De vicio

Cambiamos la acción de gracias de después de las comidas por el dolor de los pecados dietéticos

El último ritual de estas fiestas parece ser protestar de los kilos ganados y de cuantísimo se ha comido. A poco que uno esté conectado a WhatsApp, a Twitter o a Facebook, estará ya absolutamente empachado de chistecillos dietéticos y obesos.

Todo lo cual me arrastra a una paradoja insoluble, porque, harto de escuchar protestas, vengo a..., protestar. Qué círculo vicioso: no puedo dejar de quejarme de los que no dejan de quejarse, quiero decir, de los que se quejan de vicio. En la vida, hay razones de peso (precisamente) para llorar, y contra ésas no tengo nada, sino lo contrario. Pero de haber comido mucho, a no ser que uno sea una oca francesa a la que rellenaron el buche con un palo a la fuerza, no conviene. Hay que cerrar el pico o antes, cuando se estaba ante la bandeja de polvorones, o después, cuando la bandeja de polvorones, nada por aquí, nada por allí, ha desaparecido, y uno sigue abriendo el pico, ay, para entonar su lamento.

Pensemos un poco en el ejemplo que estamos dando. Una sociedad plañendo unánime y amargamente por los dulces que se tomó porque quiso. ¿Qué pensarán de nosotros los hombres de tantas épocas más duras y de otras latitudes menos abastecidas? Si alguna vez me entrasen -y me entran- ganas de quejarme por estar gordo, prometo no abrir la boca, sino la puerta, e irme corriendo a hacer running hasta perder el resuello. Vivimos -nos quejamos (y dale con la queja)- en una sociedad muy llorona, fofa y blandengue, y lo hacemos después de sollozar porque hemos comido demasiado.

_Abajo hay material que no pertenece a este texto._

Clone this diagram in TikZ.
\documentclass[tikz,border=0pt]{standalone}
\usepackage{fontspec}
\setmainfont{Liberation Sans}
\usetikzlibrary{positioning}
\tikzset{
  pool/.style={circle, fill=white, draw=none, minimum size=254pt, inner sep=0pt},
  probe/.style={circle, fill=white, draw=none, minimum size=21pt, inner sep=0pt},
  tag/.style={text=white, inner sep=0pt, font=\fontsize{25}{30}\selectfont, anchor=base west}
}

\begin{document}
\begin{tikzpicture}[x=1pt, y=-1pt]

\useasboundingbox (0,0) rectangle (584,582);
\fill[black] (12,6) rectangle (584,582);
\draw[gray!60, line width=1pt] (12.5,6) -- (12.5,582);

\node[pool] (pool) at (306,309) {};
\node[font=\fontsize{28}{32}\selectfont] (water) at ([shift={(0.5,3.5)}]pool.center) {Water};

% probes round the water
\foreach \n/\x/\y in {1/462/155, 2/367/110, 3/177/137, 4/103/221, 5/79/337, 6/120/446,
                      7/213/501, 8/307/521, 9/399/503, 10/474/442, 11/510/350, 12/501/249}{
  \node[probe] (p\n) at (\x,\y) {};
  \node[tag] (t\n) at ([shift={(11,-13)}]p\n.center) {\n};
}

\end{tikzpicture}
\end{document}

Pensemos en los pavos, en los cochinillos, en los besugos, en las gambas o en los turroneros y en vitivinicultores que con su vida o con su esfuerzo hicieron posibles esas opíparas comidas, pensemos también en los cocineros o cocineras que nos las prepararon, y en los que pusieron la mesa con la mayor de las delicadezas, pensemos en todos, y avergoncémonos de ir por ahí gimiendo. Con tanto laicismo, hemos cambiado la acción de gracias de después de las comidas por el dolor de los pecados y el propósito de enmienda feble. Si la copiosidad iba a entorpecer mi alegría, tendría que haberme controlado, si por la dietética no, por la ética y por la estética. Se me fue la mano, vale, no se me puede ir, además, la lengua. Si pensamos que engordamos, hagamos el propósito de adelgazar en el año que arranca, pero que sea, por favor, un propósito firme y, sobre todo, silencioso.